Já repararam como a Constituição Federal do Brasil vem sendo emendada e remendada repetida e cotidianamente? Quais seriam as consequências disso?

A nossa Constituição é chamada “cidadã” por trazer vários direitos e garantias individuais e coletivos ali enumerados. Também é considerada frágil por possuir o grave defeito de tratar não somente dos direitos fundamentais e da formação orgânica do Estado, mas por também avançar em pormenores que escapam da essência fundamental. Sua fragilidade advém exatamente daí: ao tratar extensivamente de assuntos que seriam muito mais adequados às leis ordinárias, pretendendo ser forte na garantia de direitos, acaba sendo fragilizada pela vulgarização das inevitáveis revisões e emendas ao seu texto.
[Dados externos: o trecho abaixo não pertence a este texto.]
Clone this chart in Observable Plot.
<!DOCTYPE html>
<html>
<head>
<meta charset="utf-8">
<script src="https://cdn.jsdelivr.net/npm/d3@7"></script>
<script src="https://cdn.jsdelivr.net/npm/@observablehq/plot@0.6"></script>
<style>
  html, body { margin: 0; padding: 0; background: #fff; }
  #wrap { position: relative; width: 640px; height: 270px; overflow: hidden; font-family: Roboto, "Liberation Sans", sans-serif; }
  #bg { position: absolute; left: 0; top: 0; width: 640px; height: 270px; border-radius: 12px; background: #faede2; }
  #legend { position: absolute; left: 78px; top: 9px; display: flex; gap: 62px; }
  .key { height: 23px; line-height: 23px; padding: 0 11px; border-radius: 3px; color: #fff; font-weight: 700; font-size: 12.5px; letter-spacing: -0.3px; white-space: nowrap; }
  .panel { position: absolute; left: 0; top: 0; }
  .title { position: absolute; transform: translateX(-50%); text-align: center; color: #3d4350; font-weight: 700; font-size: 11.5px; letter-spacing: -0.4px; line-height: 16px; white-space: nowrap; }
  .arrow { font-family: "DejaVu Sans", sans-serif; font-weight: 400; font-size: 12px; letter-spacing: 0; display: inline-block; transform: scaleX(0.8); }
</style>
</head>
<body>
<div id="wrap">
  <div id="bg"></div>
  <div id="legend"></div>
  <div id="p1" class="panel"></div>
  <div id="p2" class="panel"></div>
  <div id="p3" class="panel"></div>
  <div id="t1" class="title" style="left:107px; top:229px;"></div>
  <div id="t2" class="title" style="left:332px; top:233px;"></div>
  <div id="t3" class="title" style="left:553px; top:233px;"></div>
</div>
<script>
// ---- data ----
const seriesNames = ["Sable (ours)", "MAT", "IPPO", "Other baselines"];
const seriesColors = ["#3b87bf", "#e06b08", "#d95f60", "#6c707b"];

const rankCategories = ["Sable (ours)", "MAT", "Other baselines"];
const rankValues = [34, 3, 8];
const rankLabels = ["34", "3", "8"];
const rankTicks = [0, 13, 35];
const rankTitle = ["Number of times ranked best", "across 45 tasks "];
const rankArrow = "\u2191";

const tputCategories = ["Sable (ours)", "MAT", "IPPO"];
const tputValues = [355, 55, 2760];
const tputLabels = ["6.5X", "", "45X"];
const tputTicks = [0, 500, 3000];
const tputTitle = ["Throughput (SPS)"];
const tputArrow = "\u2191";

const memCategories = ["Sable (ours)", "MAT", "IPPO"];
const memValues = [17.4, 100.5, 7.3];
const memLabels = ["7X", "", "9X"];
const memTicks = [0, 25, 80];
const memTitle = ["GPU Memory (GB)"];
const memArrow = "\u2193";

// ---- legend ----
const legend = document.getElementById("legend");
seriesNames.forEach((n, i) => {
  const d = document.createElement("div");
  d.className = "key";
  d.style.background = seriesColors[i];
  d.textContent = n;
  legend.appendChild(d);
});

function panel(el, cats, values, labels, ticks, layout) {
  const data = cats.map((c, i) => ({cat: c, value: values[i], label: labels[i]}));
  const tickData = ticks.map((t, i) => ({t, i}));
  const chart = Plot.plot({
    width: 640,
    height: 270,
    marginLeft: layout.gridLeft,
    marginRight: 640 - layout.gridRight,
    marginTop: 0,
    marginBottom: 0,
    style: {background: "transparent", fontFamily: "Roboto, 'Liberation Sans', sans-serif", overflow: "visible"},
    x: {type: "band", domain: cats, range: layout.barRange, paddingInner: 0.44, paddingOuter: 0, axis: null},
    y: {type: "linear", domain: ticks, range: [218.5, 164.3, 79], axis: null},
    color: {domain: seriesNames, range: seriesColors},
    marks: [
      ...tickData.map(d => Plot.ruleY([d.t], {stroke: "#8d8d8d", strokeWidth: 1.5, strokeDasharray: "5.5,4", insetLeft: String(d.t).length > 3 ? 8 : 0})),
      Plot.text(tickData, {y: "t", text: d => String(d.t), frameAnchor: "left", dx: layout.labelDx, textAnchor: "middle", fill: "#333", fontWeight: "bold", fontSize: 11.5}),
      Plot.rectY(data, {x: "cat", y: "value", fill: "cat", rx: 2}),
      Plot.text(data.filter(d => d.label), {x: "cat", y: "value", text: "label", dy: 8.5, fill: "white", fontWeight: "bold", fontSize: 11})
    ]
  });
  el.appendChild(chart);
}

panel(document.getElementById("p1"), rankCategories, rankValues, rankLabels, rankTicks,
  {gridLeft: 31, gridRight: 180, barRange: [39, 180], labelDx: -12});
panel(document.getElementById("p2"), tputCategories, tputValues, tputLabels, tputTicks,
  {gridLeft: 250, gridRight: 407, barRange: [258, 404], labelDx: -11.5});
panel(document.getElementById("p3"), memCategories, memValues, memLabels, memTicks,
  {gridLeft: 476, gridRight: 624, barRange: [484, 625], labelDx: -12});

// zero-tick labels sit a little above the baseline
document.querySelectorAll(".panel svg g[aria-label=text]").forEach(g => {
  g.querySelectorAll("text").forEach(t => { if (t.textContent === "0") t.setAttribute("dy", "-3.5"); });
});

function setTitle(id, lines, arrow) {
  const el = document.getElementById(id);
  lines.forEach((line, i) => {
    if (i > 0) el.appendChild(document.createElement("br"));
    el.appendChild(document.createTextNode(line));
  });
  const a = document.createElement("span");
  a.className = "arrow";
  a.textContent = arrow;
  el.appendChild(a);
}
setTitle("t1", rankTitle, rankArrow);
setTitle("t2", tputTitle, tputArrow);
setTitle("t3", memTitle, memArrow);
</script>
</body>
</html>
Em países cujas constituições são seculares, seus textos tratam exata e somente daquilo que importantemente interessam ao contrato social de geração de suas respectivas nações. Para citar um exemplo, muitos de nós, mesmo os não iniciados na doutrina jurídica, já ouvimos falar da famosas 1ª e 5ª emendas à Constituição dos Estados Unidos da América. Foram editadas sobre temas graves e solenes e que constituem interesses perenes daquela sociedade. Tais emendas são famosas, exatamente por isso: porque traduzem solenemente o momento raro, singular e fundamental de consolidação da vontade democrática de seu povo.

No Brasil, atualmente, a profusão de emendas à Constituição se transformou numa vulgarização excessiva do interesse revisionista;. isto sem somar as incontáveis propostas de emenda à constituição (PECs) em tramitação no Congresso. Percebam que, quando emendamos uma constituição, é como se novamente reformulássemos nosso pacto constituinte. Daí, das duas uma: ou não a constituímos bem, ou não estávamos maduros para aquelas ideias. Se não a constituímos bem, é porque inserimos ali o que não devia ou da forma que se devia; Se não estamos maduros para aquelas ideias, é indicativo de que muito do que foi posto ali definido, não era exatamente a melhor decisão.
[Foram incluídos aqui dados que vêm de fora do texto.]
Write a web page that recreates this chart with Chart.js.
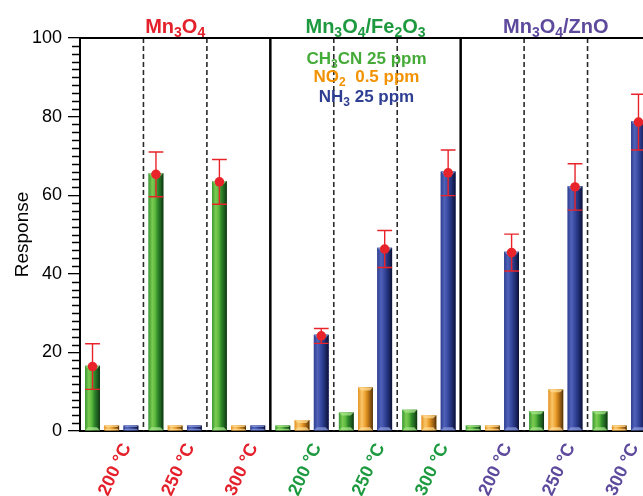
<!DOCTYPE html>
<html><head><meta charset="utf-8">
<script src="https://cdn.jsdelivr.net/npm/chart.js@4/dist/chart.umd.min.js"></script>
<style>html,body{margin:0;padding:0;overflow:hidden;background:#fff;width:643px;height:496px}canvas{display:block}</style>
</head><body><canvas id="c" width="651" height="496"></canvas>
<script>
// ---- data ----
const temperatures = ['200 °C','250 °C','300 °C','200 °C','250 °C','300 °C','200 °C','250 °C','300 °C'];
const materials = ['Mn_3O_4','Mn_3O_4/Fe_2O_3','Mn_3O_4/ZnO'];
const gasLabels = ['CH_3CN 25 ppm','NO_2  0.5 ppm','NH_3 25 ppm'];
const ch3cn = [16.6, 65.6, 63.6, 1.4, 4.7, 5.4, 1.4, 5.0, 5.0];
const no2   = [1.4, 1.4, 1.4, 2.8, 11.1, 4.0, 1.4, 10.6, 1.4];
const nh3   = [1.4, 1.4, 1.4, 24.5, 46.6, 66.0, 45.6, 62.3, 78.8];
const responseSeries = [0, 0, 0, 2, 2, 2, 2, 2, 2]; // which gas the red mean/error refers to
const responseMean = [16.4, 65.3, 63.4, 24.2, 46.3, 65.7, 45.4, 62.1, 78.6];
const responseErr  = [5.8, 5.7, 5.7, 1.9, 4.7, 5.8, 4.7, 5.9, 7.1];

const FONT = "'Liberation Sans', Arial, sans-serif";
const groupColors = ['#e4202b', '#1d9a3f', '#5e4a9c'];
const gasColors = ['#45ab38', '#f39200', '#2e3e92'];
const barShades = [
  {s:['#3b9a33','#7ccb52','#5cb83e','#2f8a2b','#1c5a1e','#0f3012'], bevel:'rgba(170,230,140,0.75)'},
  {s:['#e39424','#f9c56a','#f0a838','#d0841a','#8a5512','#4e2f08'], bevel:'rgba(255,220,150,0.75)'},
  {s:['#2f3f92','#5062b8','#3a4ca3','#2a3a8a','#18225a','#0c1030'], bevel:'rgba(140,155,220,0.75)'}
];

Chart.defaults.font.family = FONT;

function drawSubText(ctx, str, cx, baseline, size, subSize, subDrop, color) {
  const parts = str.split(/(_\d+)/).filter(p => p.length);
  const segs = parts.map(p => p[0] === '_' ? {t:p.slice(1), sub:true} : {t:p, sub:false});
  let total = 0;
  segs.forEach(s => { ctx.font = 'bold ' + (s.sub ? subSize : size) + 'px ' + FONT; s.w = ctx.measureText(s.t).width; total += s.w; });
  let x = cx - total / 2;
  ctx.fillStyle = color; ctx.textAlign = 'left'; ctx.textBaseline = 'alphabetic';
  segs.forEach(s => {
    ctx.font = 'bold ' + (s.sub ? subSize : size) + 'px ' + FONT;
    ctx.fillText(s.t, x, baseline + (s.sub ? subDrop : 0));
    x += s.w;
  });
}

const decorPlugin = {
  id: 'decor',
  afterDatasetsDraw(chart) {
    const ctx = chart.ctx, area = chart.chartArea;
    const xs = chart.scales.x, ys = chart.scales.y;
    ctx.save();
    ctx.beginPath(); ctx.rect(area.left, 0, area.right - area.left, area.bottom + 1); ctx.clip();
    // shaded 3D bars over the library's bar elements
    chart.data.datasets.forEach((ds, di) => {
      const meta = chart.getDatasetMeta(di);
      const sh = barShades[di];
      meta.data.forEach(el => {
        const p = el.getProps(['x','y','base','width'], true);
        const l = p.x - p.width/2, r = p.x + p.width/2;
        const t = Math.min(p.y, p.base), b = Math.max(p.y, p.base), h = b - t;
        const g = ctx.createLinearGradient(l, 0, r, 0);
        g.addColorStop(0, sh.s[0]); g.addColorStop(0.25, sh.s[1]); g.addColorStop(0.45, sh.s[2]);
        g.addColorStop(0.62, sh.s[3]); g.addColorStop(0.85, sh.s[4]); g.addColorStop(1, sh.s[5]);
        ctx.fillStyle = g; ctx.fillRect(l, t, p.width, h);
        const bv = Math.min(3, h / 3);
        ctx.fillStyle = sh.bevel;
        ctx.beginPath(); ctx.moveTo(l, t); ctx.lineTo(r, t); ctx.lineTo(r - bv, t + bv); ctx.lineTo(l + bv, t + bv); ctx.closePath(); ctx.fill();
        ctx.beginPath(); ctx.moveTo(l, b); ctx.lineTo(r, b); ctx.lineTo(r - bv, b - bv); ctx.lineTo(l + bv, b - bv); ctx.closePath(); ctx.fill();
      });
    });
    // separators
    for (let i = 1; i < temperatures.length; i++) {
      const xp = (xs.getPixelForTick(i - 1) + xs.getPixelForTick(i)) / 2;
      ctx.beginPath();
      if (i % 3 === 0) { ctx.setLineDash([]); ctx.lineWidth = 2.5; ctx.strokeStyle = '#000'; }
      else { ctx.setLineDash([5, 3]); ctx.lineWidth = 1.6; ctx.strokeStyle = '#2a2a2a'; }
      ctx.moveTo(xp, area.top); ctx.lineTo(xp, area.bottom); ctx.stroke();
    }
    ctx.setLineDash([]);
    // error bars + mean dots
    responseMean.forEach((m, i) => {
      const el = chart.getDatasetMeta(responseSeries[i]).data[i];
      const x = el.x, w = el.width;
      const yT = ys.getPixelForValue(m + responseErr[i]);
      const yB = ys.getPixelForValue(m - responseErr[i]);
      const yM = ys.getPixelForValue(m);
      ctx.strokeStyle = '#e8242a'; ctx.lineWidth = 1.4;
      ctx.beginPath();
      ctx.moveTo(x, yT); ctx.lineTo(x, yB);
      ctx.moveTo(x - w/2, yT); ctx.lineTo(x + w/2, yT);
      ctx.moveTo(x - w/2, yB); ctx.lineTo(x + w/2, yB);
      ctx.stroke();
      ctx.fillStyle = '#e8242a';
      ctx.beginPath(); ctx.arc(x, yM, 4.8, 0, Math.PI * 2); ctx.fill();
    });
    ctx.restore();
  },
  afterDraw(chart) {
    const ctx = chart.ctx, area = chart.chartArea;
    const xs = chart.scales.x, ys = chart.scales.y;
    ctx.save();
    // top frame line
    ctx.strokeStyle = '#000'; ctx.lineWidth = 2;
    ctx.beginPath(); ctx.moveTo(area.left, area.top); ctx.lineTo(area.right, area.top); ctx.stroke();
    // minor ticks every 2
    ctx.lineWidth = 1.3;
    ctx.beginPath();
    for (let v = 2; v < 100; v += 2) {
      if (v % 20 === 0) continue;
      const y = Math.round(ys.getPixelForValue(v)) + 0.5;
      ctx.moveTo(area.left - 8, y); ctx.lineTo(area.left, y);
    }
    ctx.stroke();
    // group titles
    materials.forEach((m, g) => {
      const cx = xs.getPixelForTick(g * 3 + 1);
      drawSubText(ctx, m, cx, 32.5, 20, 14, 4.5, groupColors[g]);
    });
    // gas legend in middle panel
    const lcx = xs.getPixelForTick(4) + 1;
    const baselines = [63.5, 82, 101.5];
    gasLabels.forEach((t, i) => drawSubText(ctx, t, lcx, baselines[i], 17, 12, 4, gasColors[i]));
    ctx.restore();
  }
};

new Chart(document.getElementById('c'), {
  type: 'bar',
  data: {
    labels: temperatures,
    datasets: [
      {label: 'CH3CN', data: ch3cn, backgroundColor: '#3a9b35'},
      {label: 'NO2', data: no2, backgroundColor: '#e8961e'},
      {label: 'NH3', data: nh3, backgroundColor: '#2e3d91'}
    ]
  },
  options: {
    responsive: false, animation: false,
    layout: {padding: {top: 38, right: 0, left: 0, bottom: 0}},
    plugins: {legend: {display: false}, tooltip: {enabled: false}},
    datasets: {bar: {categoryPercentage: 0.908, barPercentage: 0.77}},
    scales: {
      x: {
        grid: {display: false},
        border: {display: true, color: '#000', width: 2},
        ticks: {
          autoSkip: false, maxRotation: 65, minRotation: 65,
          font: {size: 18, weight: 'bold'},
          color: c => groupColors[Math.floor(c.index / 3)],
          labelOffset: 15, padding: 1
        },
        afterFit(s) { s.height = 65; }
      },
      y: {
        min: 0, max: 100,
        ticks: {stepSize: 20, font: {size: 18}, color: '#000', padding: 6},
        grid: {drawOnChartArea: false, tickLength: 12, color: '#000', lineWidth: 1.3},
        border: {color: '#000', width: 2},
        title: {display: true, text: 'Response', font: {size: 19}, color: '#000', padding: {top: 11, bottom: 0}},
        afterFit(s) { s.width = 80; }
      }
    }
  },
  plugins: [decorPlugin]
});
</script>
</body></html>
A pauta do congresso já esteve trancada no que diz respeito às PECs em andamento, por conta da intervenção federal na área de segurança do Rio de Janeiro e em muitos outros momentos. Os parlamentares agem como se administrar o Estado fosse produzir emendas à constituição, e não em obedecer administrativamente ao que ela já comanda. Se não dá para administrar o Estado com o que está disposto na constituição que o instituiu é porque esse Estado foi mau formado em sua carta constituinte.

Muda-se a regra do jogo a todo momento – e com o jogo em andamento. É por tal motivo que o STF vem proliferando decisões de caráter constitucional vem sendo repetidamente demandado por questões não pacificadas nas instâncias inferiores. Daí, o poder judiciário, temerariamente, vê e revê suas próprias decisões, ao sabor da interpretação dos ministros do STF, diante de uma Constituição fragilizada. Assim foi e está sendo no vai-e-vem sobre as questões da prisão em segunda instância, sobre o foro privilegiado e muitos outros temas. O judiciário inova e praticamente legisla em lugar do poder republicano constituído para isso na tripartição dos poderes formadores do Estado. Talvez, exatamente porque nossa Constituição diz demais, sobre assuntos pormenorizados e transitórios que ali não lhe competem detalhar. E acaba, por isso mesmo, fragilizada: Quem fala muito dá bom dia a cavalo!

Diante de toda essa instabilidade constitucional é possível prever que, muito brevemente, uma nova assembleia constituinte será formada e toda nossa constituição será remontada. Vamos ver se dessa vez acertamos.